Há também estafetas que desejam ser vistos como trabalhadores dependentes: o movimento “Estafetas em Luta” tem insistido nesse ponto e tem apoiado estafetas no Norte que avançaram para tribunal contra a Glovo.
Glovo manda comissão. Uber “está a fazer birra”
Esta sexta-feira será a segunda vez neste trimestre que os estafetas das plataformas digitais cumprem uma paralisação. No rescaldo do último protesto, a Glovo “mandou uma comissão de três pessoas” a Coimbra para perceber o que pediam os estafetas, assegura Hans Melo, que elogio a “postura educada” da plataforma.

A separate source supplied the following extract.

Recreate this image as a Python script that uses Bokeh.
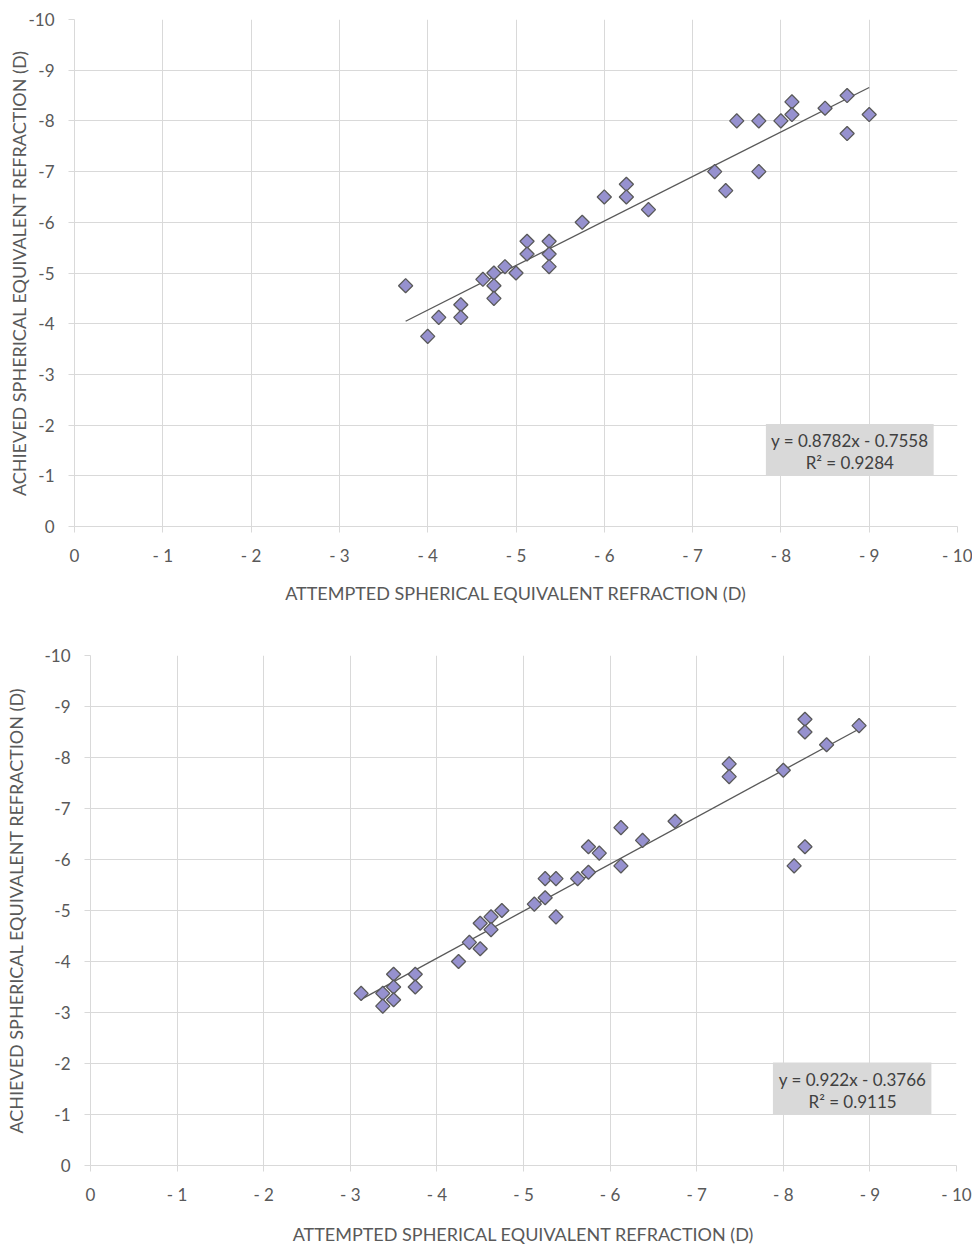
import numpy as np
from bokeh.plotting import figure
from bokeh.models import Range1d, FixedTicker, ColumnDataSource
from bokeh.embed import file_html
from bokeh.resources import INLINE
from bokeh.core.properties import value

# ---------------- data ----------------
top_attempted = [-3.75, -4.0, -4.125, -4.375, -4.375, -4.625, -4.75, -4.75, -4.75,
                 -4.875, -5.0, -5.125, -5.125, -5.375, -5.375, -5.375, -5.75, -6.0,
                 -6.25, -6.25, -6.5, -7.25, -7.375, -7.5, -7.75, -7.75, -8.0, -8.125,
                 -8.125, -8.5, -8.75, -8.75, -9.0]
top_achieved = [-4.75, -3.75, -4.125, -4.375, -4.125, -4.875, -5.0, -4.75, -4.5,
                -5.125, -5.0, -5.625, -5.375, -5.625, -5.375, -5.125, -6.0, -6.5,
                -6.75, -6.5, -6.25, -7.0, -6.625, -8.0, -8.0, -7.0, -8.0, -8.375,
                -8.125, -8.25, -8.5, -7.75, -8.125]
top_slope, top_intercept = 0.8782, -0.7558
top_equation = "y = 0.8782x - 0.7558"
top_r2 = "R² = 0.9284"

bottom_attempted = [-3.125, -3.375, -3.375, -3.5, -3.5, -3.5, -3.75, -3.75, -4.25,
                    -4.375, -4.5, -4.5, -4.625, -4.625, -4.75, -5.125, -5.25, -5.25,
                    -5.375, -5.375, -5.625, -5.75, -5.75, -5.875, -6.125, -6.125,
                    -6.375, -6.75, -7.375, -7.375, -8.0, -8.125, -8.25, -8.25, -8.25,
                    -8.5, -8.875]
bottom_achieved = [-3.375, -3.375, -3.125, -3.75, -3.5, -3.25, -3.75, -3.5, -4.0,
                   -4.375, -4.25, -4.75, -4.875, -4.625, -5.0, -5.125, -5.625, -5.25,
                   -5.625, -4.875, -5.625, -5.75, -6.25, -6.125, -5.875, -6.625,
                   -6.375, -6.75, -7.875, -7.625, -7.75, -5.875, -6.25, -8.75, -8.5,
                   -8.25, -8.625]
bottom_slope, bottom_intercept = 0.922, -0.3766
bottom_equation = "y = 0.922x - 0.3766"
bottom_r2 = "R² = 0.9115"

ticks = [0, -1, -2, -3, -4, -5, -6, -7, -8, -9, -10]
x_tick_labels = ["0", "- 1", "- 2", "- 3", "- 4", "- 5", "- 6", "- 7", "- 8", "- 9", "- 10"]
y_tick_labels = ["0", "-1", "-2", "-3", "-4", "-5", "-6", "-7", "-8", "-9", "-10"]
x_title = "ATTEMPTED SPHERICAL EQUIVALENT REFRACTION (D)"
y_title = "ACHIEVED SPHERICAL EQUIVALENT REFRACTION (D)"

FONT = "Lato"
GRID = "#d9d9d9"
TXT = "#595959"


def make_panel(xs, ys, slope, intercept, eq, r2, height, bl, br, bt, bb,
               ylab_standoff, xlab_standoff, box, eq_pos):
    p = figure(width=972, height=height, output_backend="svg", toolbar_location=None,
               x_range=Range1d(0, -10), y_range=Range1d(0, -10),
               min_border_left=bl, min_border_right=br, min_border_top=bt,
               min_border_bottom=bb)
    p.outline_line_color = None
    p.background_fill_color = "white"
    for ax, labels, title in ((p.xaxis[0], x_tick_labels, x_title),
                              (p.yaxis[0], y_tick_labels, y_title)):
        ax.ticker = FixedTicker(ticks=ticks)
        ax.major_label_overrides = {t: l for t, l in zip(ticks, labels)}
        ax.axis_label = title
        ax.axis_label_text_font = FONT
        ax.axis_label_text_font_style = "normal"
        ax.axis_label_text_font_size = "18px"
        ax.axis_label_text_color = TXT
        ax.major_label_text_font = FONT
        ax.major_label_text_font_size = "17px"
        ax.major_label_text_color = TXT
        ax.axis_line_color = GRID
        ax.major_tick_line_color = GRID
        ax.major_tick_out = 6
        ax.major_tick_in = 0
        ax.minor_tick_line_color = None
    p.xaxis.major_label_standoff = 12
    p.yaxis.major_label_standoff = 14
    p.xaxis.axis_label_standoff = xlab_standoff
    p.yaxis.axis_label_standoff = ylab_standoff
    for g in (p.xgrid[0], p.ygrid[0]):
        g.ticker = FixedTicker(ticks=ticks)
        g.grid_line_color = GRID
        g.grid_line_width = 1

    # trend line
    x0, x1 = max(xs), min(xs)
    tx = np.array([x0, x1])
    p.line(tx, slope * tx + intercept, line_color="#595959", line_width=1.3)

    p.scatter(xs, ys, marker="square", size=10, angle=np.pi / 4,
              fill_color="#9691CF", line_color="#595959", line_width=1.3)

    # equation box
    p.quad(left=[box[0]], right=[box[1]], bottom=[box[2]], top=[box[3]],
           fill_color=GRID, line_color=None)
    src = ColumnDataSource(dict(x=[eq_pos[0], eq_pos[0]], y=[eq_pos[1], eq_pos[2]],
                                t=[eq, r2]))
    p.text("x", "y", text="t", source=src, text_font=value(FONT),
           text_font_size="17px", text_color="#404040", text_align="center",
           text_baseline="middle")
    return p


p1 = make_panel(top_attempted, top_achieved, top_slope, top_intercept,
                top_equation, top_r2, height=612, bl=74, br=15, bt=19, bb=86,
                ylab_standoff=-5, xlab_standoff=13,
                box=(-7.83, -9.73, -1.01, -2.02), eq_pos=(-8.78, -1.70, -1.27))
p2 = make_panel(bottom_attempted, bottom_achieved, bottom_slope, bottom_intercept,
                bottom_equation, bottom_r2, height=635, bl=90, br=16, bt=43, bb=81,
                ylab_standoff=14, xlab_standoff=15,
                box=(-7.88, -9.71, -1.0, -2.02), eq_pos=(-8.80, -1.68, -1.25))

open("out.html", "w").write(file_html([p1, p2], INLINE))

Já a Bolt reajustou os ganhos dos estafetas, aumentando o valor das entregas nas horas de alta procura, indica o mesmo porta-voz. “Nos horários de menos procura, os ganhos diminuíram“, lamenta.
E a Uber? “Dois dias” antes da paralisação de fevereiro, esta plataforma chamou os estafetas, mas estes deixaram claro que o protesto se iria manter e, desde então, não tem havido negociação. “A Uber está a fazer birra“, considera Hans Melo.
O ECO questionou a Associação Portuguesa das Aplicações Digitais (APAD) que reúne estas três plataformas, que salienta que estas “ouvem constantemente os estafetas e continuarão a fazê-lo, de modo a melhorar a sua experiência”.
“Respeitamos o direito que todos têm de se manifestar, com respeito pela segurança e ordem públicas”, sublinha a APAD. “Todos nós unidos. Sem violência“, insistem os “Estafetas unidos”, que prometem esta noite uma grande paralisação.